From the San Jose Mercury News, April 2008

Pedal power meets petal power every spring at Santa Teresa County Park.

Santa Teresa County Park from the other side

Park profile

Acres: 1,688

Miles of trails: 14-plus

Hours: 8 a.m.-dusk

Limitations: Dogs must be leashed.

Parking: $5 at Pueblo Day Use area; free at Stile Ranch trail head

Driving directions: To Pueblo Day Use area, take Highways 101 or 85 to Bernal Road exit; head west for about 2.7 miles; turn left into park entrance. To Stile Ranch, take Highway 101 to Bailey Road exit; go west for 3.2 miles to McKean Road; turn right (north) and go 2.8 miles to Fortini road; turn right and go 0.6 miles; turn left at the T, and the trail head will be on your right.

On the Web:

The park at San Jose’s southern edge is a magnet for mountain bikers who delight in molar-rattling rides along the rockier trails.
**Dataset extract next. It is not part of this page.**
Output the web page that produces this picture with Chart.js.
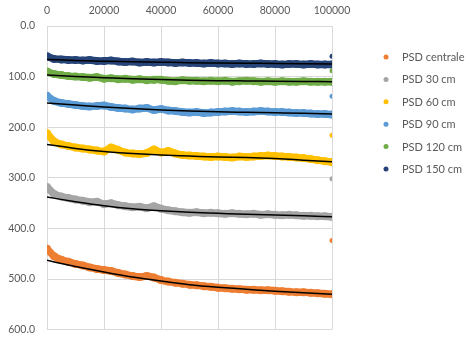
<!DOCTYPE html>
<html lang="it">
<head>
    <meta charset="UTF-8">
    <title>PSD</title>
    <script src="https://cdn.jsdelivr.net/npm/chart.js"></script>
    <style>
        body { margin: 0; background: #fff; }
    </style>
</head>
<body>
    <canvas id="myChart" width="470" height="348"></canvas>

    <script>
        // series names and colours (legend order)
        const seriesLabels = ['PSD centrale', 'PSD 30 cm', 'PSD 60 cm', 'PSD 90 cm', 'PSD 120 cm', 'PSD 150 cm'];
        const seriesColors = ['#ED7D31', '#A5A5A5', '#FFC000', '#5B9BD5', '#70AD47', '#264478'];

        // sampled x positions of the measured points
        const xs = [0, 2500, 5000, 7500, 10000, 12500, 15000, 17500, 20000, 22500,
            25000, 27500, 30000, 32500, 35000, 37500, 40000, 42500, 45000, 47500,
            50000, 52500, 55000, 57500, 60000, 62500, 65000, 67500, 70000, 72500,
            75000, 77500, 80000, 82500, 85000, 87500, 90000, 92500, 95000, 97500, 100000];

        const psdCentrale = [440, 455, 462, 466, 470, 473, 477, 480, 482, 484, 488, 491, 494, 496, 494, 497, 502, 505, 507, 509,
            511, 512, 514, 515, 517, 518, 519, 520, 521, 521, 522, 522, 523, 524, 525, 526, 526, 527, 528, 529, 530];
        const psd30 = [318, 332, 337, 340, 343, 345, 348, 347, 352, 350, 354, 356, 358, 357, 360, 356, 361, 364, 366, 368,
            369, 368, 370, 369, 370, 371, 370, 371, 372, 371, 373, 372, 373, 374, 373, 374, 375, 375, 376, 376, 377];
        const psd60 = [212, 228, 234, 237, 240, 242, 244, 246, 248, 240, 245, 250, 252, 253, 251, 244, 250, 247, 252, 255,
            256, 257, 258, 259, 258, 259, 260, 258, 259, 258, 257, 256, 257, 258, 259, 260, 261, 263, 265, 267, 269];
        const psd90 = [138, 148, 152, 154, 156, 158, 159, 158, 157, 160, 162, 163, 165, 163, 162, 166, 164, 167, 168, 170,
            171, 170, 172, 171, 170, 169, 168, 169, 170, 169, 168, 169, 170, 170, 171, 172, 172, 173, 174, 174, 175];
        const psd120 = [90, 95, 97, 99, 100, 101, 102, 101, 104, 103, 105, 104, 106, 105, 107, 106, 106, 108, 109, 107,
            108, 108, 109, 108, 109, 108, 110, 109, 108, 109, 110, 109, 110, 109, 110, 110, 109, 110, 110, 110, 110];
        const psd150 = [60, 65, 66, 67, 67, 68, 67, 69, 69, 68, 70, 71, 70, 72, 71, 72, 71, 72, 73, 72,
            73, 73, 74, 73, 74, 74, 75, 74, 75, 75, 74, 75, 75, 76, 75, 75, 76, 75, 76, 76, 76];

        // last isolated reading of each series at x = 100000
        const lastX = 100000;
        const lastValues = [424, 302, 216, 139, 88.5, 60];

        // black trend lines
        const trendXs = [0, 10000, 20000, 30000, 40000, 50000, 60000, 70000, 80000, 90000, 100000];
        const trendCentrale = [463, 475, 486, 496, 504, 511, 516, 520, 524, 527, 530];
        const trend30 = [338, 347, 355, 361, 365, 368, 370, 372, 373.5, 375, 377];
        const trend60 = [234, 242, 248, 252, 255, 257, 259, 260, 262, 265, 268];
        const trend90 = [152, 156, 160, 163, 166, 168, 169.5, 170.5, 171.5, 172.5, 174];
        const trend120 = [97, 100, 102, 104, 105.5, 107, 108, 108.5, 109, 109.5, 110];
        const trend150 = [66, 68, 69.5, 70.5, 71.5, 72.5, 73, 73.5, 74, 74.5, 75];

        const xTicks = [0, 20000, 40000, 60000, 80000, 100000];

        const seriesValues = [psdCentrale, psd30, psd60, psd90, psd120, psd150];
        const trendValues = [trendCentrale, trend30, trend60, trend90, trend120, trend150];

        const textColor = '#595959';
        const gridColor = '#D9D9D9';

        const datasets = [];
        seriesValues.forEach((vals, i) => {
            datasets.push({
                label: seriesLabels[i],
                data: vals.map((v, j) => ({ x: xs[j], y: v })),
                showLine: true,
                backgroundColor: seriesColors[i],
                borderColor: seriesColors[i],
                borderWidth: 7.5,
                tension: 0.2,
                pointBorderWidth: 0,
                pointRadius: 4,
                pointHoverRadius: 4,
                order: 2
            });
        });
        trendValues.forEach((vals, i) => {
            datasets.push({
                label: 'trend ' + seriesLabels[i],
                data: vals.map((v, j) => ({ x: trendXs[j], y: v })),
                showLine: true,
                borderColor: '#000000',
                borderWidth: 1.5,
                pointRadius: 0,
                cubicInterpolationMode: 'monotone',
                order: 1
            });
        });
        datasets.push({
            label: 'last',
            data: lastValues.map(v => ({ x: lastX, y: v })),
            backgroundColor: seriesColors,
            borderWidth: 0,
            pointRadius: 2.5,
            order: 1
        });

        // legend drawn to the right of the plot, like the spreadsheet one
        const sideLegend = {
            id: 'sideLegend',
            afterDraw(chart) {
                const ctx = chart.ctx;
                ctx.save();
                ctx.font = '11px Lato';
                ctx.textBaseline = 'middle';
                ctx.textAlign = 'left';
                for (let i = 0; i < seriesLabels.length; i++) {
                    const y = 57 + i * 22.4;
                    ctx.fillStyle = seriesColors[i];
                    ctx.beginPath();
                    ctx.arc(386, y, 2.5, 0, Math.PI * 2);
                    ctx.fill();
                    ctx.fillStyle = textColor;
                    ctx.fillText(seriesLabels[i], 402, y + 0.5);
                }
                ctx.restore();
            }
        };

        const ctx = document.getElementById('myChart').getContext('2d');
        const myChart = new Chart(ctx, {
            type: 'scatter',
            data: { datasets: datasets },
            options: {
                responsive: false,
                animation: false,
                layout: { padding: { top: 0, right: 138, bottom: 12, left: 0 } },
                plugins: {
                    legend: { display: false },
                    tooltip: { enabled: false }
                },
                scales: {
                    x: {
                        type: 'linear',
                        position: 'top',
                        min: 0,
                        max: 100000,
                        afterBuildTicks: scale => { scale.ticks = xTicks.map(v => ({ value: v })); },
                        afterFit: scale => { scale.height = 26; },
                        grid: { color: gridColor, drawTicks: false },
                        border: { color: gridColor },
                        ticks: {
                            color: textColor,
                            font: { family: 'Lato', size: 10.5 },
                            padding: 9,
                            maxRotation: 0,
                            callback: v => String(v)
                        }
                    },
                    y: {
                        type: 'linear',
                        reverse: true,
                        min: 0,
                        max: 600,
                        afterFit: scale => { scale.width = 47; },
                        grid: { color: gridColor, drawTicks: false },
                        border: { color: gridColor },
                        ticks: {
                            stepSize: 100,
                            color: textColor,
                            font: { family: 'Lato', size: 10.5 },
                            padding: 12,
                            callback: v => Number(v).toFixed(1)
                        }
                    }
                }
            },
            plugins: [sideLegend]
        });
    </script>
</body>
</html>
Riders were out in force on a recent Sunday, perhaps hoping to get in some trail miles before throngs of flower-gawking hikers began stalking Santa Teresa’s sunny, open terrain.

The first poppies and bluedicks of the season are already blooming, and more color is sure to paint the hills in coming weeks. If you see bikers parking their rides and staring at the hillsides, you’ll know it’s the height of flower season.

Standard precautions: Bring sunscreen – there’s little shade (but lots of breezes). Be extra careful exploring those poppy-popping rocky areas: rattlesnakes hang out in the same terrain.

Hike suggestions

Easy: Stile Ranch Trail has the best wildflowers. It’s rocky, and it attracts many mountain bikers, but it’s only 1.5 nicely graded miles (one way), zigzagging up and over a hillside. It’s the one must-hike trail (though actually outside Santa Teresa’s borders).

Moderate: From Pueblo Day Use Area, take Mine Trail to the Rocky Ridge Trail to Coyote Peak Trail and the Coyote Peak summit for panoramic views of the South Bay. Rocky Ridge is another bikers’ fave that has a rich array of wildflowers. Return on Coyote Peak Trail, and stay on it for about 0.7 miles. Then turn left for a shady break on the Ridge Trail. And then head back for about four miles that sample most of the park’s flora.

Hard: Take any combination of routes that include the Stile Ranch and Rocky Ridge trails, continue to the Coyote Peak Summit, then traverse the park to its high points on the Bernal Hill Loop (on the side of Bernal Road). Then return to where you started, and you will have covered eight to 10 miles of invigorating, up-and-down hiking.